A NOSSA CANASTRA


Assistindo ao programa Globo Repórter, onde foi apresentada a belíssima Serra da Canastra, no interior do Estado de Minas Gerais, me veio uma curiosa e feliz lembrança de nossas viajações pelo Brasil afora. Quando nos mudamos de Belo Horizonte para o Rio de Janeiro, na década de 1940, a vovó Augusta, mãe da mamãe, ofereceu a ela uma canastra, para embalar roupas de cama e banho e pequenos objetos que ela havia recebido como presentes de casamento. Ia tudo misturado. Esta canastra nos acompanhou de BH ao Rio e de lá para o Rio Grande do Sul, São Paulo, e na volta para Belo Horizonte, onde ela interrompeu suas viagens, não por falta de uso, mas porque já estava um cacareco.
Quando o programa mostrou uma canastra, como a que deu origem ao nome da famosa serra, identifiquei-a com a nossa. Igualzinha. Lembro que era de madeira, a tampa coberta com um tecido grosso e listrado, que abria por cima, uma alça de cada lado; e trancada com cadeado. Para dar firmeza e ainda ajudar no seu transporte, era ainda amarrada com cordas e elásticos.
O papai, cientista pouco acostumado a carregar qualquer peso, a não ser o do próprio intelecto, nem passava perto dela; era a mamãe que a arrastava nas estações de trem por onde embarcávamos. Mas, preciso fazer uma ressalva em nome dele, porque ele sempre viajava na frente, antes de nós, para arranjar nossa moradia perto dos quartéis por onde serviu ou das universidades onde lecionou.
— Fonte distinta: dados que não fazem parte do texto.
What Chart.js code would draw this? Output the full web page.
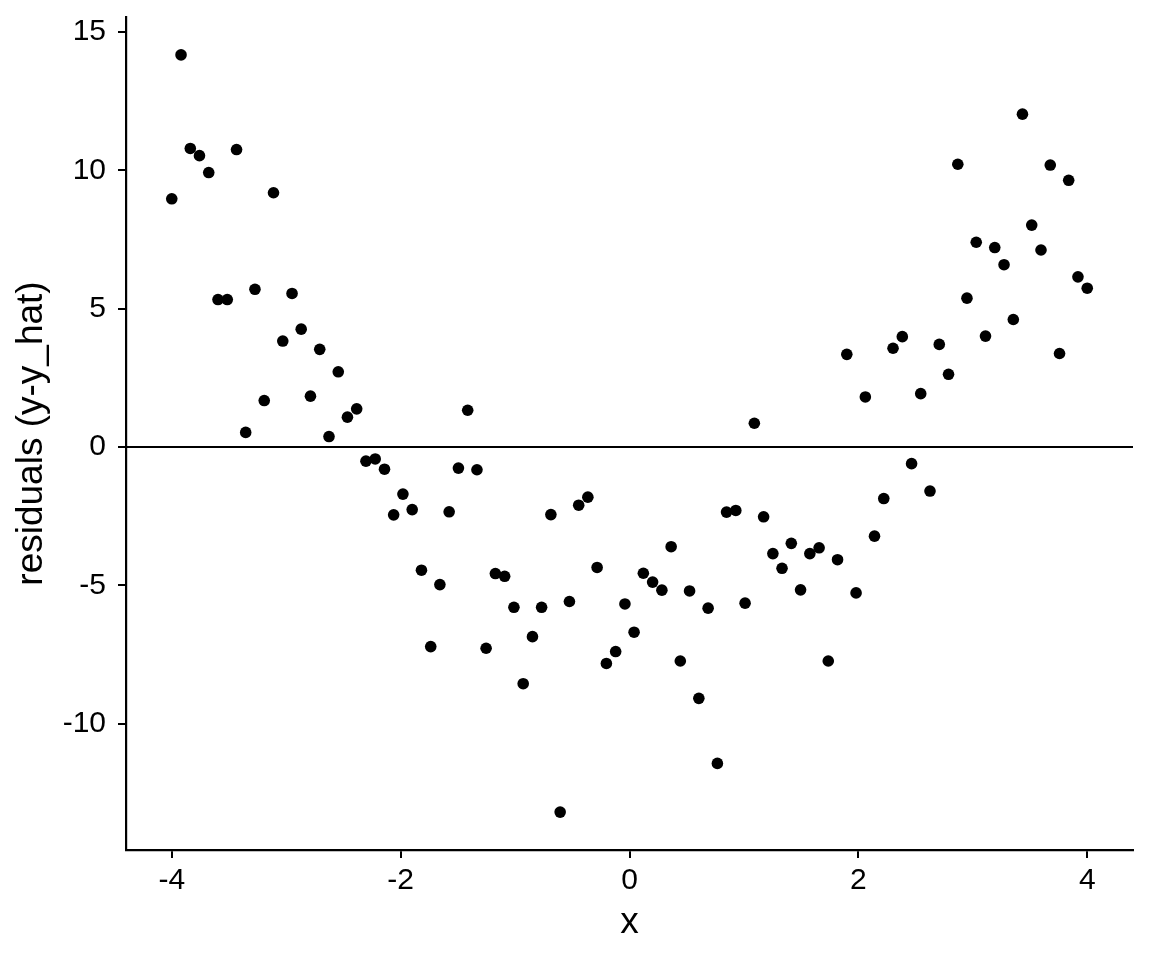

Interessante que não havia carregadores naquela época e as bagagens, sem rodinhas evidentemente, eram sempre levadas pelos próprios passageiros. Assim, era a mamãe, sempre muito disposta e despachada, que arrastava a nossa pesada canastra, seguindo o marido sonhador.
Ocorre que, a partir do Rio de Janeiro, a mamãe arranjou uma ajudante das melhores, a Maria Vicentina. Cozinheira, arrumadeira e babá, ela nos acompanhou por muito tempo até se estabelecer, pelo resto da vida, como “empregada doméstica” do meu tio José. Ela foi o braço direito da mamãe, aliás, o braço direito e o esquerdo, pois uma das mãos que passou a lidar com a canastra era a da Maria. Lembro-me muito das duas, uma de cada lado, levantando e carregando a canastra pelas plataformas das estações de trens de Porto Alegre, Florianópolis, Curitiba, São Paulo e Barra do Piraí, última escala antes de chegar a Belo Horizonte. E, no fim, a dita canastra ficou para a Maria, para guardar os seus pertences na casa do tio Zé. Nunca mais eu vi uma canastra nos lugarecs por onde andei.